The Illinois Supreme Court, applying the Uniform Commercial Code’s broad definition of a “bank,” held that a futures commission merchant was a “bank” for purposes of a fraudulent wire transfer under Article 4A. Whitaker v. Wedbush Securities, Inc., 2020 Ill. LEXIS 185 (Ill. Mar. 19, 2020).
Whitaker, a Georgia physician, maintained an account with Wedbush, a futures commission merchant. Whitaker’s email account was hacked, and a cybercriminal sent fraudulent emails to Wedbush, directing four wire transfers overseas totaling $374,960. Defending the suit, Wedbush, claimed it was not a “bank” because it was not “engaged in the business of banking,” as defined in UCC § 4A-105(a)(2), but merely acted as plaintiff’s agent in forwarding wire instructions to its bank, BMO Harris, for processing. The Illinois high court, reversing the courts below, recognized that non-bank financial institutions like brokerage firms, mutual funds, and insurance companies have consistently been held by the courts to be a “bank” under UCC Articles 3, 4, and 4A. Id. at *17. The court concluded Wedbush was a “bank” for purposes of Article 4A because it provided financial services, including brokerage and trading services, and “regularly assisted customers in processing funds transfers,” id. at *18, and thus subject to Article 4A’s strict liability regime for unauthorized funds transfers.

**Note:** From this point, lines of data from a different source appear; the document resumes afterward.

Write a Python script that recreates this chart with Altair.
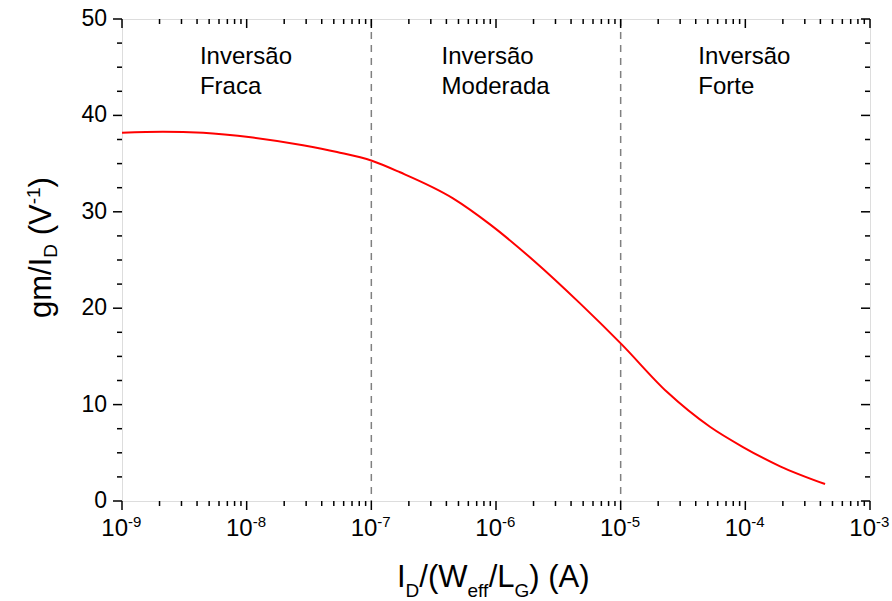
import altair as alt
import pandas as pd

# ---- data ----
current = [1e-9, 2.13e-9, 4.47e-9, 1.12e-8, 2.83e-8, 5.31e-8, 1.01e-7, 1.70e-7,
           4.52e-7, 8.95e-7, 1.98e-6, 4.72e-6, 1.01e-5, 2.36e-5, 5.20e-5,
           9.57e-5, 1.90e-4, 4.36e-4]
gm_id = [38.2, 38.3, 38.2, 37.7, 36.9, 36.2, 35.3, 34.1,
         31.4, 28.7, 25.0, 20.5, 16.3, 11.3, 7.7,
         5.6, 3.6, 1.76]

x_major = [1e-9, 1e-8, 1e-7, 1e-6, 1e-5, 1e-4, 1e-3]
x_exp = ["-9", "-8", "-7", "-6", "-5", "-4", "-3"]
y_major = [0, 10, 20, 30, 40, 50]
y_minor = [2.5, 5, 7.5, 12.5, 15, 17.5, 22.5, 25, 27.5, 32.5, 35, 37.5,
           42.5, 45, 47.5]
region_bounds = [1e-7, 1e-5]
region_line1 = ["Inversão", "Inversão", "Inversão"]
region_line2 = ["Fraca", "Moderada", "Forte"]
region_x = [4.22e-9, 3.66e-7, 4.2e-5]

FONT = "Liberation Sans"
W, H = 748, 482

x_minor = [k * 10.0 ** e for e in range(-9, -3) for k in range(2, 10)]

xs = alt.Scale(type="log", domain=[1e-9, 1e-3])
ys = alt.Scale(domain=[0, 50])
X = alt.X("x:Q", scale=xs, axis=None)
Y = alt.Y("y:Q", scale=ys, axis=None)

curve_df = pd.DataFrame({"x": current, "y": gm_id})
xmaj_df = pd.DataFrame({"x": x_major, "exp": x_exp})
xmin_df = pd.DataFrame({"x": x_minor})
ymaj_df = pd.DataFrame({"y": y_major, "lab": [str(v) for v in y_major]})
ymin_df = pd.DataFrame({"y": y_minor})
vline_df = pd.DataFrame({"x": region_bounds})
reg_df = pd.DataFrame({
    "x": region_x * 2,
    "y": [45.38] * 3 + [42.2] * 3,
    "t": region_line1 + region_line2,
})

layers = []

# dashed region boundaries
layers.append(alt.Chart(vline_df).mark_rule(color="#808080", strokeWidth=1.5,
                                            strokeDash=[7, 6]).encode(x=X))

# curve
layers.append(alt.Chart(curve_df).mark_line(color="#ff0000", strokeWidth=2,
                                            interpolate="monotone").encode(x=X, y=Y))

# region labels
layers.append(alt.Chart(reg_df).mark_text(align="left", baseline="alphabetic",
                                          fontSize=24, font=FONT, color="black")
              .encode(x=X, y=Y, text="t:N"))

tick = dict(color="black", strokeWidth=1.5)
# bottom ticks (outward)
layers.append(alt.Chart(xmaj_df).mark_rule(**tick).encode(x=X, y=alt.value(H), y2=alt.value(H + 9)))
layers.append(alt.Chart(xmin_df).mark_rule(**tick).encode(x=X, y=alt.value(H), y2=alt.value(H + 5)))
# top ticks (inward)
layers.append(alt.Chart(xmaj_df).mark_rule(**tick).encode(x=X, y=alt.value(0), y2=alt.value(9)))
layers.append(alt.Chart(xmin_df).mark_rule(**tick).encode(x=X, y=alt.value(0), y2=alt.value(5)))
# left ticks (outward)
layers.append(alt.Chart(ymaj_df).mark_rule(**tick).encode(y=Y, x=alt.value(0), x2=alt.value(-9)))
layers.append(alt.Chart(ymin_df).mark_rule(**tick).encode(y=Y, x=alt.value(0), x2=alt.value(-5)))
# right ticks (inward)
layers.append(alt.Chart(ymaj_df).mark_rule(**tick).encode(y=Y, x=alt.value(W), x2=alt.value(W - 9)))
layers.append(alt.Chart(ymin_df).mark_rule(**tick).encode(y=Y, x=alt.value(W), x2=alt.value(W - 5)))

# y tick labels
layers.append(alt.Chart(ymaj_df).mark_text(align="right", baseline="middle", fontSize=23,
                                           font=FONT, color="black")
              .encode(y=Y, x=alt.value(-15), text="lab:N"))
# x tick labels 10^n
layers.append(alt.Chart(xmaj_df).mark_text(text="10", align="right", baseline="alphabetic",
                                           fontSize=24, font=FONT, color="black", dx=6)
              .encode(x=X, y=alt.value(517)))
layers.append(alt.Chart(xmaj_df).mark_text(align="left", baseline="alphabetic",
                                           fontSize=15, font=FONT, color="black", dx=6)
              .encode(x=X, y=alt.value(508), text="exp:N"))

# ---- axis titles with sub/superscripts ----
WID = {"I": 278, "D": 722, "/": 278, "(": 333, "W": 944, "e": 556, "f": 278, "L": 556,
       "G": 778, ")": 333, " ": 278, "A": 667, "g": 556, "m": 833, "V": 667, "-": 333,
       "1": 556}


def tw(s, size):
    return sum(WID.get(c, 556) for c in s) * size / 1000.0


MAIN, SMALL = 31, 19


def one(text, size, x, y, angle=0):
    kw = dict(text=text, fontSize=size, font=FONT, color="black", align="left",
              baseline="alphabetic")
    if angle:
        kw["angle"] = angle
    return alt.Chart(alt.Data(values=[{}])).mark_text(**kw).encode(
        x=alt.value(x), y=alt.value(y))


# x title: I_D/(W_eff/L_G) (A)   ("gap" entries are pure spacing)
xt = [("I", "m"), ("D", "s"), ("/(W", "m"), ("eff", "s"), ("/L", "m"), ("G", "s"),
      (")", "m"), (" ", "gap"), ("(A)", "m")]
cx = 397 - 122
for t, k in xt:
    size = SMALL if k == "s" else MAIN
    if k != "gap":
        y = 568 if k == "m" else 578
        layers.append(one(t, size, cx, y))
    cx += tw(t, size)

# y title: gm/I_D (V^-1), rotated
yt = [("gm/I", "m"), ("D", "s"), (" ", "gap"), ("(V", "m"), ("-1", "p"), (")", "m")]
cy = 318 - 19
for t, k in yt:
    size = MAIN if k in ("m", "gap") else SMALL
    if k != "gap":
        x = {"m": 51, "s": 57, "p": 40}[k] - 122
        layers.append(one(t, size, x, cy, angle=270))
    cy -= tw(t, size)

chart = alt.layer(*layers).properties(
    width=W, height=H,
    autosize=alt.AutoSizeParams(type="none"),
    padding={"left": 122, "top": 19, "right": 22, "bottom": 100},
).configure_view(stroke="black", strokeWidth=1.8).configure(background="white")

chart.save("out.html", embed_options={"renderer": "svg", "actions": False})
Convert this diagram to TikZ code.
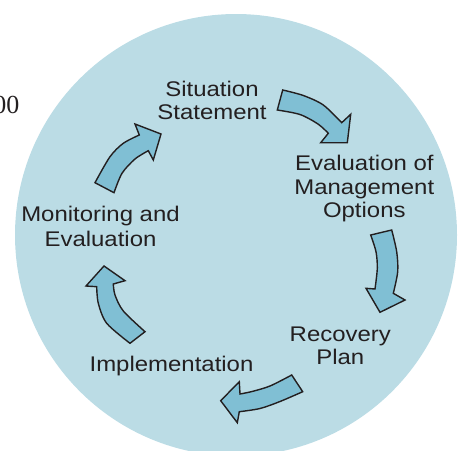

This case is an important reminder that non-bank financial firms, whether brokerages, mutual funds, or insurers that assist customers in processing funds transfers can be held to the same legal requirements as chartered banks under UCC Article 4A, and thus should have commercially reasonable security policies and procedures in place. It further reminds that non-bank entities providing such customer assistance may share in the risk of loss under Article 4A’s loss-allocation rules.